ZIPA: A family of efficient models for multilingual phone recognition
This work addresses efficient crosslinguistic phone recognition for speech processing, but it is incremental as it builds on existing methods like Zipformer and noisy student training.
The authors tackled multilingual phone recognition by introducing ZIPA, a family of efficient models that achieve state-of-the-art performance with fewer parameters, as demonstrated on a large-scale corpus of 17,132 hours and further improved via scaling with 11,000 hours of pseudo-labeled data.

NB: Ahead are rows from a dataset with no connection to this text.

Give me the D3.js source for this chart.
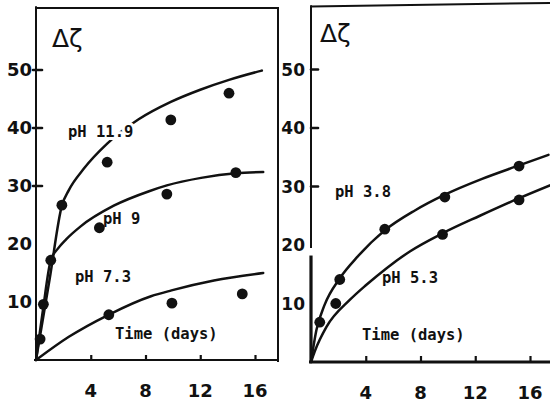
<!DOCTYPE html>
<html>
<head>
<meta charset="utf-8">
<script src="https://cdn.jsdelivr.net/npm/d3@7"></script>
<style>
  body { margin: 0; background: #fff; }
  svg { display: block; }
  .tick-label { font-family: "DejaVu Sans", sans-serif; font-weight: bold; font-size: 18px; fill: #111; }
  .series-label { font-family: "DejaVu Sans Mono", monospace; font-weight: bold; font-size: 15.5px; fill: #111; }
  .halo { paint-order: stroke; stroke: #fff; stroke-width: 6px; stroke-linejoin: round; }
  .title { font-family: "DejaVu Sans", sans-serif; font-size: 25px; fill: #111; }
</style>
</head>
<body>
<svg id="chart" width="550" height="403"></svg>
<script>
// Axis ticks (days on x, change in zeta potential on y)
const xTickValues = [4, 8, 12, 16];
const yTickValues = [10, 20, 30, 40, 50];
const yTickMarks = [30, 40, 50];

// Left panel: measured points [day, value]
const ph119Points = [[0.3, 3.6], [1.89, 26.7], [5.2, 34.1], [9.85, 41.4], [14.1, 46.0]];
const ph9Points   = [[0.54, 9.6], [1.08, 17.2], [4.63, 22.8], [9.56, 28.6], [14.6, 32.3]];
const ph73Points  = [[5.32, 7.8], [9.93, 9.8], [15.07, 11.4]];

// Left panel: hand-fitted curves [day, value]
const ph119Curve = [[0, 0], [1.0, 14], [1.9, 26.7], [2.4, 29.3], [3.5, 33.0], [5.2, 37.3], [7.5, 41.5],
                    [9.85, 44.5], [12, 46.6], [14.1, 48.3], [16.5, 49.9]];
const ph9Curve   = [[0, 0], [0.5, 8.5], [1.08, 17.2], [1.6, 19.2], [2.2, 20.8], [3.24, 23.0], [5.68, 26.6],
                    [8.26, 29.1], [9.56, 30.1], [12.06, 31.4], [14.6, 32.2], [16.6, 32.4]];
const ph73Curve  = [[0, 0], [2.4, 4.0], [5.3, 7.8], [8.4, 11.0], [9.9, 12.0], [13, 13.7], [16.6, 15.0]];

// Right panel: measured points [day, value]
const ph38Points = [[0.64, 6.8], [2.1, 14.1], [5.39, 22.7], [9.78, 28.2], [15.2, 33.5]];
const ph53Points = [[1.81, 10.0], [9.61, 21.8], [15.2, 27.7]];

// Right panel: hand-fitted curves [day, value]
const ph38Curve = [[0, 0], [0.4, 5.5], [1.0, 9.8], [2.1, 14.3], [3.4, 18.0], [5.39, 22.5], [7.59, 25.9],
                   [9.78, 28.6], [12.5, 31.3], [15.2, 33.6], [17.35, 35.4]];
const ph53Curve = [[0, 0], [0.27, 1.8], [1.13, 6.0], [2.83, 10.6], [4.05, 13.2], [5.5, 16.0], [7.22, 18.9],
                   [9.61, 22.0], [12.34, 25.0], [15.2, 28.0], [17.46, 30.2]];

const svg = d3.select("#chart");
const ink = "#111";

function drawPanel(cfg) {
  const x = d3.scaleLinear().domain([0, 16]).range(cfg.xRange);
  const y = d3.scaleLinear().domain([0, 50]).range(cfg.yRange);
  const g = svg.append("g");
  const x0 = x(0), y0 = y(0);

  // frame
  g.append("path")
    .attr("d", cfg.framePath(x, y))
    .attr("fill", "none").attr("stroke", ink).attr("stroke-width", 2);

  // left axis line
  cfg.leftAxis.forEach(seg => {
    g.append("line")
      .attr("x1", x0).attr("x2", x0)
      .attr("y1", y(seg.from)).attr("y2", y(seg.to))
      .attr("stroke", ink).attr("stroke-width", seg.w);
  });

  // bottom axis with ticks pointing inward
  const xAxis = d3.axisTop(x).tickValues(xTickValues).tickSize(cfg.xTickLen).tickFormat("");
  const xa = g.append("g").attr("transform", `translate(0,${y0})`).call(xAxis);
  xa.select(".domain").remove();
  xa.selectAll(".tick line").attr("stroke", ink).attr("stroke-width", 2.2);
  g.append("line")
    .attr("x1", x0 - 2).attr("x2", cfg.bottomEnd)
    .attr("y1", y0).attr("y2", y0)
    .attr("stroke", ink).attr("stroke-width", cfg.bottomW);

  // x tick labels
  g.selectAll(".xl").data(xTickValues).join("text")
    .attr("class", "tick-label")
    .attr("x", d => x(d)).attr("y", y0 + 37)
    .attr("text-anchor", "middle")
    .text(d => d);

  // y tick marks
  g.selectAll(".ym").data(yTickMarks).join("line")
    .attr("x1", x0 + cfg.yTickIn[0]).attr("x2", x0 + cfg.yTickIn[1])
    .attr("y1", d => y(d)).attr("y2", d => y(d))
    .attr("stroke", ink).attr("stroke-width", 2.6).attr("stroke-linecap", "round");

  // y tick labels
  g.selectAll(".yl").data(yTickValues).join("text")
    .attr("class", "tick-label")
    .attr("x", x0 - cfg.yLabelGap).attr("y", d => y(d))
    .attr("dy", "0.36em")
    .attr("text-anchor", "end")
    .style("font-size", cfg.yLabelSize)
    .text(d => d);

  // title
  g.append("text").attr("class", "title")
    .attr("x", cfg.title[0]).attr("y", cfg.title[1])
    .text("Δζ");

  const line = d3.line().x(d => x(d[0])).y(d => y(d[1])).curve(d3.curveMonotoneX);

  cfg.series.forEach(s => {
    g.append("path").datum(s.curve)
      .attr("d", line)
      .attr("fill", "none").attr("stroke", ink).attr("stroke-width", 2.5)
      .attr("stroke-linecap", "round");
  });

  cfg.labels.forEach(l => {
    g.append("text")
      .attr("class", "series-label" + (l.halo ? " halo" : ""))
      .attr("x", l.x).attr("y", l.y)
      .text(l.text);
  });

  cfg.series.forEach(s => {
    g.selectAll(null).data(s.points).join("circle")
      .attr("cx", d => x(d[0])).attr("cy", d => y(d[1]))
      .attr("r", 5.4).attr("fill", ink);
  });
}

drawPanel({
  xRange: [36, 255],
  yRange: [360, 70],
  framePath: (x, y) => `M${x(0)},8 L278,8 L278,362`,
  leftAxis: [{ from: 0, to: 61, w: 2 }],
  xTickLen: 5,
  bottomEnd: 279,
  bottomW: 2.2,
  yTickIn: [-3, 6],
  yLabelGap: 4,
  yLabelSize: "18px",
  title: [52, 47],
  series: [
    { points: ph119Points, curve: ph119Curve },
    { points: ph9Points, curve: ph9Curve },
    { points: ph73Points, curve: ph73Curve }
  ],
  labels: [
    { text: "pH 11.9", x: 68, y: 137, halo: true },
    { text: "pH 9", x: 103, y: 224, halo: false },
    { text: "pH 7.3", x: 75, y: 282, halo: false },
    { text: "Time (days)", x: 115, y: 339, halo: false }
  ]
});

drawPanel({
  xRange: [311, 530],
  yRange: [362, 69.5],
  framePath: (x, y) => `M${x(0)},6.5 L550,3`,
  leftAxis: [{ from: 61, to: 19.5, w: 2 }, { from: 18.2, to: 0, w: 3.2 }],
  xTickLen: 6,
  bottomEnd: 550,
  bottomW: 3,
  yTickIn: [0, 7],
  yLabelGap: 6,
  yLabelSize: "17px",
  title: [320, 42],
  series: [
    { points: ph38Points, curve: ph38Curve },
    { points: ph53Points, curve: ph53Curve }
  ],
  labels: [
    { text: "pH 3.8", x: 335, y: 197, halo: false },
    { text: "pH 5.3", x: 382, y: 283, halo: false },
    { text: "Time (days)", x: 362, y: 340, halo: false }
  ]
});
</script>
</body>
</html>
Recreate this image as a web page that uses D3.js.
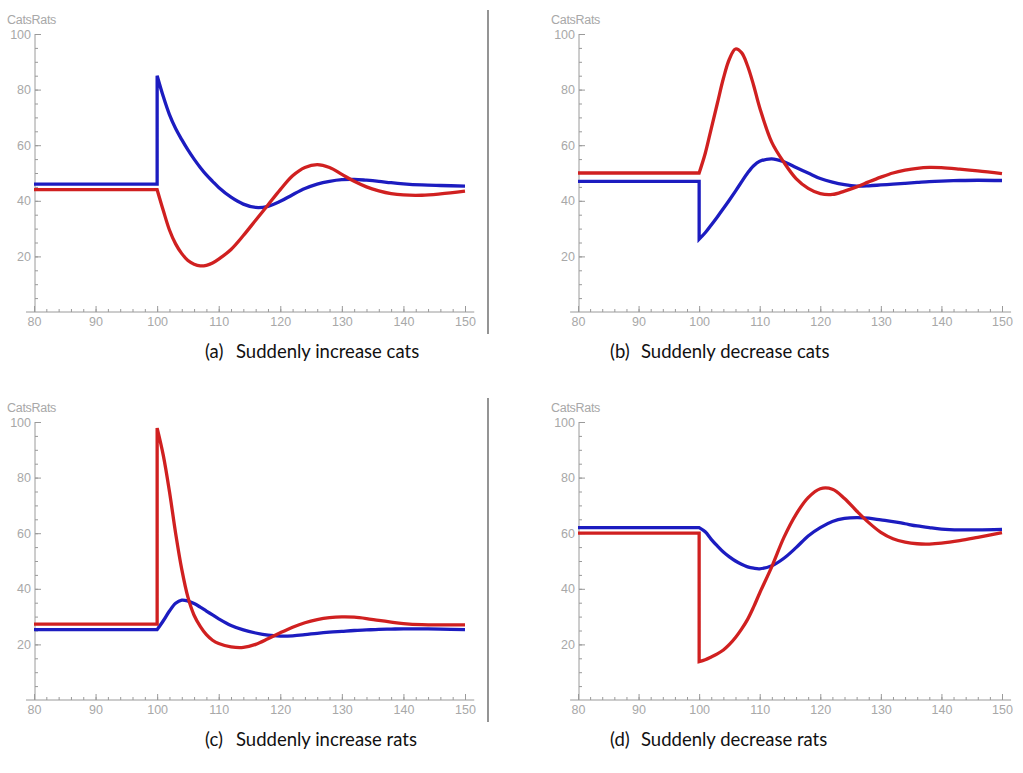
<!DOCTYPE html>
<html>
<head>
<meta charset="utf-8">
<script src="https://cdn.jsdelivr.net/npm/d3@7"></script>
<style>
body { margin: 0; background: #fff; }
svg { display: block; }
</style>
</head>
<body>
<svg width="1023" height="773"></svg>
<script>
// time grid (100 appears twice: value just before and just after the sudden change)
const times = [80, 100, 100, 101, 102, 103, 104, 105, 106, 107, 108, 109, 110, 112, 114, 116, 118, 120, 122, 124, 126, 128, 130, 132, 134, 136, 138, 140, 143, 146, 150];

// (a) suddenly increase cats
const catsA = [46, 46, 85, 77.5, 71, 66, 62, 58.3, 55, 52, 49.3, 47, 44.8, 41.3, 38.8, 37.6, 38, 39.8, 42.2, 44.4, 46, 47, 47.6, 47.7, 47.4, 47, 46.5, 46.1, 45.7, 45.5, 45.3];
const ratsA = [44, 44, 44, 36.5, 29.5, 24.5, 21, 18.5, 17.2, 16.6, 16.8, 17.6, 19, 22.5, 27.5, 33, 38.5, 44, 49, 52, 53, 52, 49.5, 47, 45, 43.6, 42.6, 42.1, 42, 42.5, 43.5];

// (b) suddenly decrease cats
const catsB = [47, 47, 26.2, 28.5, 31.3, 34.2, 37.2, 40.3, 43.5, 46.8, 50, 52.6, 54.2, 55.1, 54, 52, 50, 48, 46.7, 45.8, 45.3, 45.4, 45.7, 46, 46.3, 46.6, 46.9, 47.1, 47.3, 47.4, 47.3];
const ratsB = [50, 50, 50, 57, 66, 75, 84, 91, 94.6, 93.3, 88.5, 81.5, 73.5, 61, 53.8, 48, 44.5, 42.6, 42.3, 43.5, 45, 46.8, 48.5, 50, 51, 51.7, 52, 51.9, 51.4, 50.8, 49.8];

// (c) suddenly increase rats
const catsC = [25.3, 25.3, 25.3, 28.5, 32, 34.8, 35.9, 35.6, 34.7, 33.4, 32, 30.6, 29.2, 26.8, 25.2, 24.1, 23.3, 23, 23.1, 23.5, 24, 24.4, 24.7, 25, 25.2, 25.4, 25.5, 25.6, 25.6, 25.5, 25.3];
const ratsC = [27.3, 27.3, 97.8, 88, 75, 60, 47, 37, 30.5, 26.5, 23.5, 21.5, 20.3, 19.1, 18.9, 20, 22, 24.2, 26.2, 27.8, 28.9, 29.6, 29.9, 29.8, 29.3, 28.6, 28, 27.5, 27.1, 27, 27];

// (d) suddenly decrease rats
const catsD = [62, 62, 62, 60.5, 57.8, 55.4, 53.2, 51.5, 50, 48.8, 47.9, 47.4, 47.2, 48.3, 51, 54.8, 59, 62, 64.2, 65.3, 65.6, 65.4, 64.8, 64.2, 63.4, 62.6, 62, 61.5, 61.2, 61.2, 61.4];
const ratsD = [60, 60, 13.8, 14.5, 15.5, 16.6, 18, 20, 22.5, 25.5, 29, 33.5, 38.5, 48, 58.5, 66.8, 72.8, 76, 75.8, 72.5, 68, 63.8, 60.3, 58, 56.8, 56.2, 56.1, 56.4, 57.3, 58.5, 60.2];

const xTicks = [80, 90, 100, 110, 120, 130, 140, 150];
const yTicks = [20, 40, 60, 80, 100];
const letters = ["(a)", "(b)", "(c)", "(d)"];
const captions = ["Suddenly increase cats", "Suddenly decrease cats", "Suddenly increase rats", "Suddenly decrease rats"];
const yLabel = "CatsRats";

const svg = d3.select("svg");

const panels = [
  { cats: catsA, rats: ratsA, xr: [34, 465], yr: [312, 34], cx: 205, cy: 358 },
  { cats: catsB, rats: ratsB, xr: [578, 1002], yr: [312, 34], cx: 610, cy: 358 },
  { cats: catsC, rats: ratsC, xr: [34, 465], yr: [700, 422], cx: 205, cy: 746 },
  { cats: catsD, rats: ratsD, xr: [578, 1002], yr: [700, 422], cx: 610, cy: 746 }
];

const axisColor = "#9a9a9a";
const labelFont = "Liberation Sans, Arial, sans-serif";

panels.forEach((p, i) => {
  const x = d3.scaleLinear().domain([80, 150]).range(p.xr);
  const y = d3.scaleLinear().domain([0, 100]).range(p.yr);
  const g = svg.append("g");
  const x0 = x(80) + 1;
  const y0 = y(0);

  // x axis line
  g.append("line")
    .attr("x1", x(78.7)).attr("x2", x(151.5))
    .attr("y1", y0).attr("y2", y0)
    .attr("stroke", axisColor).attr("stroke-width", 1);

  // y axis line
  g.append("line")
    .attr("x1", x0).attr("x2", x0)
    .attr("y1", y0).attr("y2", y(100))
    .attr("stroke", axisColor).attr("stroke-width", 1);

  // x minor ticks
  g.append("g")
    .attr("transform", `translate(0,${y0})`)
    .call(d3.axisBottom(x).tickValues(d3.range(80, 151, 2)).tickSizeInner(-3).tickSizeOuter(0).tickFormat(""))
    .call(s => s.select(".domain").remove());

  // x major ticks + labels
  g.append("g")
    .attr("transform", `translate(0,${y0})`)
    .call(d3.axisBottom(x).tickValues(xTicks).tickSizeInner(-6).tickSizeOuter(0).tickPadding(5))
    .call(s => s.select(".domain").remove());

  // y minor ticks
  g.append("g")
    .attr("transform", `translate(${x0},0)`)
    .call(d3.axisLeft(y).tickValues(d3.range(5, 100, 5)).tickSizeInner(-3).tickSizeOuter(0).tickFormat(""))
    .call(s => s.select(".domain").remove());

  // y major ticks + labels
  g.append("g")
    .attr("transform", `translate(${x0},0)`)
    .call(d3.axisLeft(y).tickValues(yTicks).tickSizeInner(-6).tickSizeOuter(0).tickPadding(4))
    .call(s => s.select(".domain").remove());

  g.selectAll(".tick line").attr("stroke", axisColor);
  g.selectAll(".tick text")
    .attr("fill", "#a8a8a8")
    .style("font-family", labelFont)
    .style("font-size", "12.5px");

  g.append("text")
    .attr("x", x0 - 28).attr("y", y(100) - 10)
    .attr("fill", "#a8a8a8")
    .style("font-family", labelFont)
    .style("font-size", "12.5px")
    .style("letter-spacing", "-0.3px")
    .text(yLabel);

  // curves: flat part + jump drawn straight, response drawn smooth
  const pts = s => times.map((t, k) => [x(t), y(s[k])]);
  const straight = d3.line();
  const smooth = d3.line().curve(d3.curveCatmullRom.alpha(0.5));
  const pathFor = s => {
    const a = pts(s);
    return straight(a.slice(0, 3)) + smooth(a.slice(2)).replace(/^M/, "L");
  };

  g.append("path")
    .attr("d", pathFor(p.cats))
    .attr("fill", "none")
    .attr("stroke", "#1c1cc0")
    .attr("stroke-width", 3.3)
    .attr("stroke-linejoin", "miter");

  g.append("path")
    .attr("d", pathFor(p.rats))
    .attr("fill", "none")
    .attr("stroke", "#d02020")
    .attr("stroke-width", 3.3)
    .attr("stroke-linejoin", "miter");

  // caption
  svg.append("text")
    .attr("x", p.cx).attr("y", p.cy)
    .style("font-family", "Lato, 'Open Sans', sans-serif")
    .style("font-size", "18.5px")
    .attr("fill", "#111")
    .text(letters[i]);
  svg.append("text")
    .attr("x", p.cx + 31).attr("y", p.cy)
    .style("font-family", "Lato, 'Open Sans', sans-serif")
    .style("font-size", "18.5px")
    .attr("fill", "#111")
    .text(captions[i]);
});

// column dividers
[[10, 334], [398, 722]].forEach(([a, b]) => {
  svg.append("line")
    .attr("x1", 488).attr("x2", 488)
    .attr("y1", a).attr("y2", b)
    .attr("stroke", "#7a7a7a")
    .attr("stroke-width", 1.6);
});
</script>
</body>
</html>
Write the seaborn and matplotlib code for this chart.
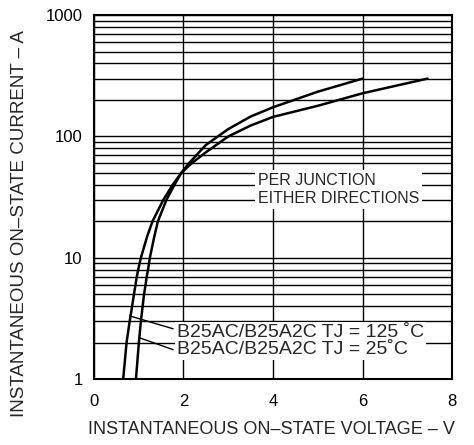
import numpy as np
import pandas as pd
import matplotlib
matplotlib.use("Agg")
import matplotlib.pyplot as plt
from matplotlib.ticker import LogLocator, FixedLocator, NullFormatter
import seaborn as sns

# ---- data ----
current_125 = [1, 2, 3, 4, 5, 6, 7, 8, 10, 15, 20, 30, 40, 50, 60, 74, 100,
               123, 145, 179, 227, 275, 300]
voltage_125 = [0.655, 0.73, 0.80, 0.855, 0.895, 0.93, 0.96, 0.99, 1.05, 1.19,
               1.31, 1.55, 1.76, 1.95, 2.18, 2.5, 3.0, 3.5, 4.0, 5.0, 6.0,
               7.0, 7.45]

current_25 = [1, 2, 3, 4, 5, 6, 7, 8, 10, 15, 20, 30, 40, 50, 60, 85, 115,
              146, 174, 234, 300]
voltage_25 = [0.94, 1.005, 1.05, 1.09, 1.12, 1.155, 1.18, 1.21, 1.25, 1.35,
              1.43, 1.62, 1.80, 1.95, 2.12, 2.5, 3.0, 3.5, 4.0, 5.0, 6.0]

x_ticks = [0, 2, 4, 6, 8]
y_ticks = [1, 10, 100, 1000]
y_tick_labels = ["1", "10", "100", "1000"]

label_125 = "B25AC/B25A2C TJ = 125 ˚C"
label_25 = "B25AC/B25A2C TJ = 25˚C"
note_text = "PER JUNCTION\nEITHER DIRECTIONS"
x_label = "INSTANTANEOUS ON–STATE VOLTAGE – V"
y_label = "INSTANTANEOUS ON–STATE CURRENT – A"

# leader line anchor points on the curves (V, I) and at the label
leader_125 = (0.80, 3.32)
leader_25 = (1.02, 2.19)
leader_end_125 = (1.77, 2.6)
leader_end_25 = (1.77, 1.75)

df125 = pd.DataFrame({"V": voltage_125, "I": current_125})
df25 = pd.DataFrame({"V": voltage_25, "I": current_25})

sns.set_theme(style="white")
plt.rcParams["font.family"] = ["Liberation Sans", "DejaVu Sans"]

fig = plt.figure(figsize=(4.74, 4.45), dpi=100)
ax = fig.add_axes([0.198, 0.148, 0.954 - 0.198, 0.966 - 0.148])

sns.lineplot(data=df125, x="V", y="I", ax=ax, color="black", lw=1.8,
             estimator=None, sort=False, zorder=4)
sns.lineplot(data=df25, x="V", y="I", ax=ax, color="black", lw=1.8,
             estimator=None, sort=False, zorder=4)

ax.set_yscale("log")
ax.set_xlim(0, 8)
ax.set_ylim(1, 1000)

ax.xaxis.set_major_locator(FixedLocator(x_ticks))
ax.set_xticklabels([str(t) for t in x_ticks])
ax.yaxis.set_major_locator(FixedLocator(y_ticks))
ax.set_yticklabels(y_tick_labels)
ax.yaxis.set_minor_locator(LogLocator(base=10, subs=np.arange(2, 10)))
ax.yaxis.set_minor_formatter(NullFormatter())

ax.tick_params(axis="both", which="both", length=0, labelsize=12, colors="black")
ax.tick_params(axis="x", pad=11)
ax.tick_params(axis="y", pad=8)

ax.grid(True, which="both", axis="y", color="black", lw=1.0)
ax.grid(True, which="major", axis="x", color="black", lw=1.0)
ax.set_axisbelow(True)

for s in ax.spines.values():
    s.set_color("black")
    s.set_linewidth(1.5)

ax.set_xlabel("")
ax.set_ylabel("")
fig.text(271 / 474, 1 - 430 / 445, x_label, ha="center", va="center", fontsize=13)
fig.text(20 / 474, 1 - 224 / 445, y_label, ha="center", va="center",
         rotation=90, fontsize=13.5)

ax.text(3.66, 36.5, note_text, ha="left", va="center", fontsize=11.5,
        linespacing=1.25, zorder=5,
        bbox=dict(facecolor="white", edgecolor="none", pad=2))

ax.text(1.86, 2.07, label_125 + "\n" + label_25, ha="left", va="center",
        fontsize=14, linespacing=1.0, zorder=5,
        bbox=dict(facecolor="white", edgecolor="none", pad=1.5))

ax.annotate("", xy=leader_125, xytext=leader_end_125,
            arrowprops=dict(arrowstyle="-", color="black", lw=1.0,
                            shrinkA=0, shrinkB=0), zorder=6)
ax.annotate("", xy=leader_25, xytext=leader_end_25,
            arrowprops=dict(arrowstyle="-", color="black", lw=1.0,
                            shrinkA=0, shrinkB=0), zorder=6)

fig.savefig("out.png", dpi=100, facecolor="white")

We present ZIPA, a family of efficient speech models that advances the state-of-the-art performance of crosslinguistic phone recognition. We first curated IPAPack++, a large-scale multilingual speech corpus with 17,132 hours of normalized phone transcriptions and a novel evaluation set capturing unseen languages and sociophonetic variation. With the large-scale training data, ZIPA, including transducer (ZIPA-T) and CTC-based (ZIPA-CR) variants, leverage the efficient Zipformer backbones and outperform existing phone recognition systems with much fewer parameters. Further scaling via noisy student training on 11,000 hours of pseudo-labeled multilingual data yields further improvement. While ZIPA achieves strong performance on benchmarks, error analysis reveals persistent limitations in modeling sociophonetic diversity, underscoring challenges for future research.